Thursday, July 18, 2013

The Simplest of Days

I cannot fathom that there are only nine days left in Summer Discovery. The days are going by faster and faster, and I become sadder and sadder the more I think about it. It seems as if it's already been a year since we moved into the dorms. 

In introspect, I have changed significantly. As a person, I've gotten a grasp about exactly who I am in society. Before the program, I expected myself to solely focus on studying and gaining knowledge as a lone figure. This was my original goal, to augment my skills as a researcher. This goal has not changed, but I have split my daily activities into two - socially and educationally. I originally thought that I would enter the physics class in a competitive atmosphere. But after meeting everyone (that I could) and learning about them, my thoughts have completely changed. I'm a competitive person, but I only support competition to a certain extent. It bolsters the intelligence of the students, but at times, it supports a mentality that is about " being the best". I believe that the best environment is one that does not judge on individuals but rather groups. My social life has been much more apparent than I had originally thought. I've spent most of my time socializing and learning about others, although it may not be as educational as I thought, I think it has been much more beneficial. Because of my interactions, my dreams of becoming a physicist have solidified. I have grasped the level of my peers and it has inspired me to spend much more time studying. Before the program, I casually studied off of Youtube videos and occasionally MIT Courseware, but I have really set a plan for learning physics without a class. I plan on setting a schedule for studying physics and practicing on questions from a book that Bill will later give me. 
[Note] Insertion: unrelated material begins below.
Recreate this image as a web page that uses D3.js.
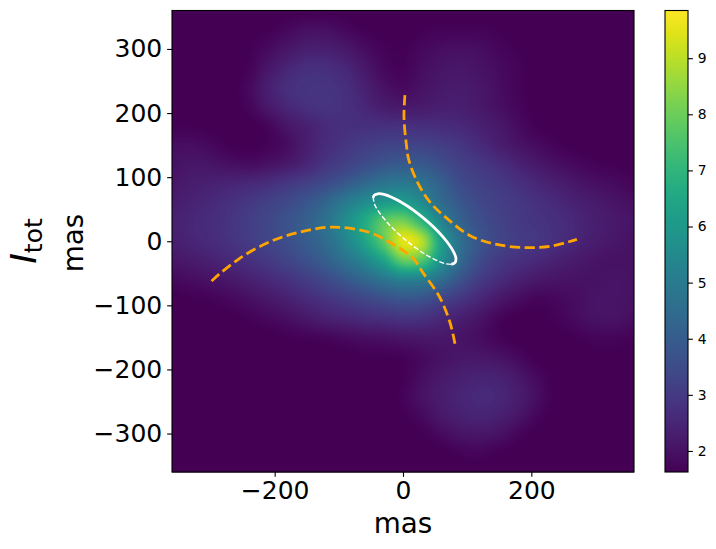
<!DOCTYPE html>
<html><head><meta charset="utf-8">
<style>html,body{margin:0;padding:0;background:#fff}svg{display:block}text{font-family:"DejaVu Sans";fill:#000}</style>
<script src="https://cdnjs.cloudflare.com/ajax/libs/d3/7.8.5/d3.min.js"></script>
</head><body><svg id="c" width="716" height="549"></svg>
<script>
const gridX = d3.range(25).map(i => -360 + i * 30);
const gridY = d3.range(25).map(i => 360 - i * 30);
const intensity = [
[1.6,1.6,1.6,1.6,1.6,1.6,1.6,1.6,1.6,1.6,1.6,1.6,1.6,1.6,1.6,1.6,1.6,1.6,1.6,1.6,1.6,1.6,1.6,1.6,1.6],
[1.6,1.6,1.6,1.6,1.6,1.65,1.8,1.95,1.95,1.8,1.65,1.6,1.6,1.65,1.7,1.7,1.7,1.65,1.6,1.6,1.6,1.6,1.6,1.6,1.6],
[1.6,1.6,1.6,1.6,1.65,1.85,2.1,2.3,2.3,2.15,1.9,1.7,1.65,1.8,1.9,1.95,1.9,1.75,1.65,1.6,1.6,1.6,1.6,1.6,1.6],
[1.6,1.6,1.6,1.6,1.7,2.1,2.45,2.7,2.7,2.5,2.15,1.8,1.7,1.9,2.05,2.1,2.0,1.85,1.7,1.6,1.6,1.6,1.6,1.6,1.6],
[1.6,1.6,1.6,1.6,1.8,2.3,2.7,2.85,2.85,2.7,2.35,2.0,1.85,2.0,2.15,2.2,2.1,1.9,1.7,1.6,1.6,1.6,1.6,1.6,1.6],
[1.6,1.6,1.6,1.6,1.75,2.15,2.5,2.75,2.85,2.75,2.5,2.25,2.15,2.2,2.3,2.3,2.15,1.95,1.75,1.6,1.6,1.6,1.6,1.6,1.6],
[1.65,1.65,1.6,1.6,1.6,1.75,2.1,2.35,2.6,2.75,2.75,2.75,2.75,2.7,2.65,2.55,2.35,2.15,1.85,1.65,1.6,1.6,1.6,1.6,1.6],
[1.9,1.9,1.8,1.65,1.6,1.7,1.9,2.3,2.65,2.9,3.1,3.25,3.3,3.25,3.1,2.9,2.6,2.3,2.05,1.85,1.7,1.6,1.6,1.6,1.6],
[2.0,2.1,2.05,1.95,1.9,2.0,2.2,2.5,2.9,3.2,3.5,3.8,3.95,3.9,3.55,3.2,2.95,2.7,2.4,2.15,1.95,1.8,1.7,1.65,1.6],
[2.1,2.25,2.35,2.45,2.55,2.7,2.95,3.2,3.5,3.9,4.4,4.8,4.95,4.7,4.1,3.5,3.2,3.0,2.75,2.5,2.3,2.1,1.95,1.85,1.75],
[2.25,2.4,2.55,2.75,2.95,3.2,3.45,3.8,4.3,5.0,5.6,6.1,6.2,5.5,4.5,3.85,3.4,3.15,2.95,2.75,2.55,2.35,2.2,2.05,1.95],
[2.35,2.5,2.65,2.85,3.1,3.35,3.7,4.1,4.7,5.6,6.6,7.8,8.2,7.0,5.3,4.2,3.6,3.25,3.0,2.85,2.7,2.5,2.3,2.15,2.05],
[2.3,2.45,2.6,2.8,3.05,3.3,3.6,4.0,4.5,5.3,6.4,7.8,9.5,8.9,6.2,4.6,3.75,3.3,3.05,2.9,2.7,2.45,2.25,2.1,2.0],
[2.1,2.2,2.35,2.55,2.75,3.0,3.3,3.65,4.1,4.7,5.4,6.4,7.9,7.6,5.8,4.4,3.5,3.0,2.75,2.55,2.35,2.2,2.05,2.0,2.0],
[1.8,1.9,2.0,2.15,2.35,2.55,2.8,3.1,3.45,3.85,4.3,4.8,5.2,5.1,4.5,3.7,3.05,2.65,2.35,2.15,2.05,2.0,2.0,2.05,2.0],
[1.6,1.65,1.7,1.8,1.95,2.15,2.35,2.6,2.85,3.1,3.35,3.6,3.8,3.7,3.3,2.9,2.5,2.15,1.9,1.75,1.8,1.9,2.05,2.05,2.0],
[1.6,1.6,1.6,1.6,1.7,1.8,1.95,2.15,2.35,2.5,2.65,2.75,2.85,2.8,2.55,2.3,2.05,1.75,1.6,1.6,1.7,1.85,2.0,2.0,1.9],
[1.6,1.6,1.6,1.6,1.6,1.6,1.65,1.7,1.75,1.85,1.95,2.0,2.1,2.15,2.15,2.05,1.9,1.7,1.6,1.6,1.6,1.65,1.75,1.75,1.7],
[1.6,1.6,1.6,1.6,1.6,1.6,1.6,1.6,1.6,1.6,1.65,1.65,1.7,1.85,2.0,2.1,2.1,2.0,1.8,1.6,1.6,1.6,1.6,1.6,1.6],
[1.6,1.6,1.6,1.6,1.6,1.6,1.6,1.6,1.6,1.6,1.6,1.6,1.65,1.9,2.15,2.3,2.4,2.35,2.1,1.8,1.6,1.6,1.6,1.6,1.6],
[1.6,1.6,1.6,1.6,1.6,1.6,1.6,1.6,1.6,1.6,1.6,1.6,1.7,2.0,2.25,2.45,2.55,2.5,2.25,1.9,1.6,1.6,1.6,1.6,1.6],
[1.6,1.6,1.6,1.6,1.6,1.6,1.6,1.6,1.6,1.6,1.6,1.6,1.65,1.85,2.15,2.35,2.45,2.35,2.1,1.75,1.6,1.6,1.6,1.6,1.6],
[1.6,1.6,1.6,1.6,1.6,1.6,1.6,1.65,1.6,1.6,1.6,1.6,1.6,1.65,1.85,2.05,2.1,2.0,1.75,1.6,1.6,1.6,1.6,1.6,1.6],
[1.6,1.6,1.6,1.6,1.6,1.6,1.6,1.6,1.6,1.6,1.6,1.6,1.6,1.6,1.6,1.7,1.75,1.65,1.6,1.6,1.6,1.6,1.6,1.6,1.6],
[1.6,1.6,1.6,1.6,1.6,1.6,1.6,1.6,1.6,1.6,1.6,1.6,1.6,1.6,1.6,1.6,1.6,1.6,1.6,1.6,1.6,1.6,1.6,1.6,1.6]
];
const curveA = [[81,-160],[73,-126],[57,-87],[31,-49],[16,-27],[-20,-2],[-53,14],[-110,22],[-162,14],[-208,-1],[-255,-27],[-294,-58],[-302,-66]];
const curveB = [[3,228],[1.5,194],[5,153],[9,127],[23,91],[42,61],[68,36],[104,9],[146,-5],[193,-10],[234,-7],[271,3]];
const ellipseSolid = [[-46.4,67.7],[-45,71.5],[-39.3,74.1],[-29.6,73],[-1.4,60],[32,36],[61.6,7.5],[79.6,-18],[82.5,-27.3],[81,-33.5],[75.3,-36.1]];
const ellipseDashed = [[75.3,-36.1],[65.6,-35],[37.4,-22],[4,2],[-25.6,30.5],[-43.6,56],[-46.4,67.7]];
const axisTicks = [-300,-200,-100,0,100,200,300];
const xTicks = [-200,0,200];
const barTicks = [2,3,4,5,6,7,8,9];
const valueMin = 1.625, valueMax = 9.85, extent = 360;

const svg = d3.select("#c");
const L = 172, R = 634, T = 10.5, B = 472, BL = 665, BR = 688;
const x = d3.scaleLinear().domain([-extent, extent]).range([L, R]);
const y = d3.scaleLinear().domain([-extent, extent]).range([B, T]);
const col = d3.scaleSequential(d3.interpolateViridis).domain([valueMin, valueMax]);
const cb = d3.scaleLinear().domain([valueMin, valueMax]).range([B, T]);

function cr(a,b,c,d,t){return b+0.5*t*(c-a+t*(2*a-5*b+4*c-d+t*(3*(b-c)+d-a)));}
function sample(mx,my){
  const fx=(mx-gridX[0])/30, fy=(gridY[0]-my)/30;
  const ix=Math.min(23,Math.floor(fx)), iy=Math.min(23,Math.floor(fy));
  const tx=fx-ix, ty=fy-iy, n=24;
  const g=(r,c)=>intensity[Math.max(0,Math.min(n,r))][Math.max(0,Math.min(n,c))];
  const rows=[-1,0,1,2].map(dr=>cr(g(iy+dr,ix-1),g(iy+dr,ix),g(iy+dr,ix+1),g(iy+dr,ix+2),tx));
  return cr(rows[0],rows[1],rows[2],rows[3],ty);
}
const w=Math.round(R-L), h=Math.round(B-T);
const cv=document.createElement("canvas");cv.width=w;cv.height=h;
const ctx=cv.getContext("2d"), img=ctx.createImageData(w,h);
for(let j=0;j<h;j++)for(let i=0;i<w;i++){
  const v=Math.max(valueMin,Math.min(valueMax,sample(x.invert(L+i+0.5),y.invert(T+j+0.5))));
  const c=d3.rgb(col(v)),k=(j*w+i)*4;
  img.data[k]=c.r;img.data[k+1]=c.g;img.data[k+2]=c.b;img.data[k+3]=255;
}
ctx.putImageData(img,0,0);
svg.append("image").attr("x",L).attr("y",T).attr("width",w).attr("height",h).attr("href",cv.toDataURL());

const defs=svg.append("defs");
const gr=defs.append("linearGradient").attr("id","cbg").attr("x1",0).attr("x2",0).attr("y1",1).attr("y2",0);
d3.range(0,1.0001,0.05).forEach(t=>gr.append("stop").attr("offset",t).attr("stop-color",d3.interpolateViridis(t)));
svg.append("rect").attr("x",BL).attr("y",T).attr("width",BR-BL).attr("height",B-T).attr("fill","url(#cbg)");

const line=d3.line().x(d=>x(d[0])).y(d=>y(d[1])).curve(d3.curveCatmullRom.alpha(0.5));
const draw=(pts,color,lw,dash)=>svg.append("path").attr("d",line(pts)).attr("fill","none")
  .attr("stroke",color).attr("stroke-width",lw).attr("stroke-dasharray",dash);
draw(curveA,"#ffa500",2.78,"10.3 4.45");
draw(curveB,"#ffa500",2.78,"10.3 4.45");
draw(ellipseSolid,"#fff",2.78,null);
draw(ellipseDashed,"#fff",1.39,"5.15 2.2");

const fmt=d=>String(d).replace("-","\u2212");
function styleAxis(g,size){
  g.select(".domain").remove();
  g.selectAll(".tick line").attr("stroke","#000").attr("stroke-width",1.11);
  g.selectAll(".tick text").attr("font-size",size).attr("font-family","DejaVu Sans").attr("fill","#000");
}
svg.append("g").attr("transform",`translate(0,${B})`)
  .call(d3.axisBottom(x).tickValues(xTicks).tickFormat(fmt).tickSize(4.86).tickPadding(4.86))
  .call(styleAxis,25);
svg.append("g").attr("transform",`translate(${L},0)`)
  .call(d3.axisLeft(y).tickValues(axisTicks).tickFormat(fmt).tickSize(4.86).tickPadding(4.86))
  .call(styleAxis,25);
svg.append("g").attr("transform",`translate(${BR},0)`)
  .call(d3.axisRight(cb).tickValues(barTicks).tickFormat(fmt).tickSize(4.86).tickPadding(4.86))
  .call(styleAxis,13.9);
svg.append("rect").attr("x",L).attr("y",T).attr("width",R-L).attr("height",B-T).attr("fill","none").attr("stroke","#000").attr("stroke-width",1.11);
svg.append("rect").attr("x",BL).attr("y",T).attr("width",BR-BL).attr("height",B-T).attr("fill","none").attr("stroke","#000").attr("stroke-width",1.11);

svg.append("text").attr("x",(L+R)/2).attr("y",533).attr("text-anchor","middle").attr("font-size",27.8).text("mas");
svg.append("text").attr("transform","translate(83,243) rotate(-90)").attr("text-anchor","middle").attr("font-size",27.8).text("mas");
const il=svg.append("text").attr("transform","translate(36,241) rotate(-90)").attr("text-anchor","middle");
il.append("tspan").attr("font-size",36).attr("font-style","italic").text("I");
il.append("tspan").attr("font-size",25).attr("dy",6).text("tot");
</script></body></html>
In class, we had the opportunity to listen to two professors and their research. Dr. Rick Van Berg lectured us about the upcoming synoptic camera. With this technology, we will be able to obtain much more data and get a grasp on the universe. As of now, we only know of 4% of the universe, but with the camera, we will be able to expand out knowledge on it. It should be noted that this is not a regular camera, it is meters long. Also, Dr. Randy Kamien gave us an interesting lecture in topology. He described it as "counting" which was oddly funny, but after he explained it, things became much more abstract and interesting. Essentially, he used directions of curvatures and counted them, and with math, he was able to theorize "calculations". I'm unable to explain it because I was confused at the lecture. However, Dr. Kamien was very interesting and oddly spontaneous and so it made the lecture interesting. 

On other news, my friends and I celebrated my friend Julie's birthday! We took her out to Muzi, a sushi restaurant, and we paid for her share. She refused at first but we convinced her not to pay. We took her around University City and just conversed while walking. It was a very simple celebration, but I'm sure she liked it. Today was a simple day, and it's making the days pass by too quickly. It's very depressing, but I must move forward. 

1 comment:

  1. I’m not quite sure I understand this, Jun. Since we really don’t know the size of the universe, how do we know that we’ve mapped 4%? Sounds contradictory to me.

    I’m glad that you’re seeing your own social growth, Jun. We’re seeing it, too.

    As for your friend Julie, you have to make her understand about the rules governing birthday celebrations. I even think it’s a law in most states where friends are required to take out the birthday/gal/guy and pay for their meal. If it’s not a law in Pennsylvania it ought to be. I’m sure she wouldn’t want to get you in any trouble with the law.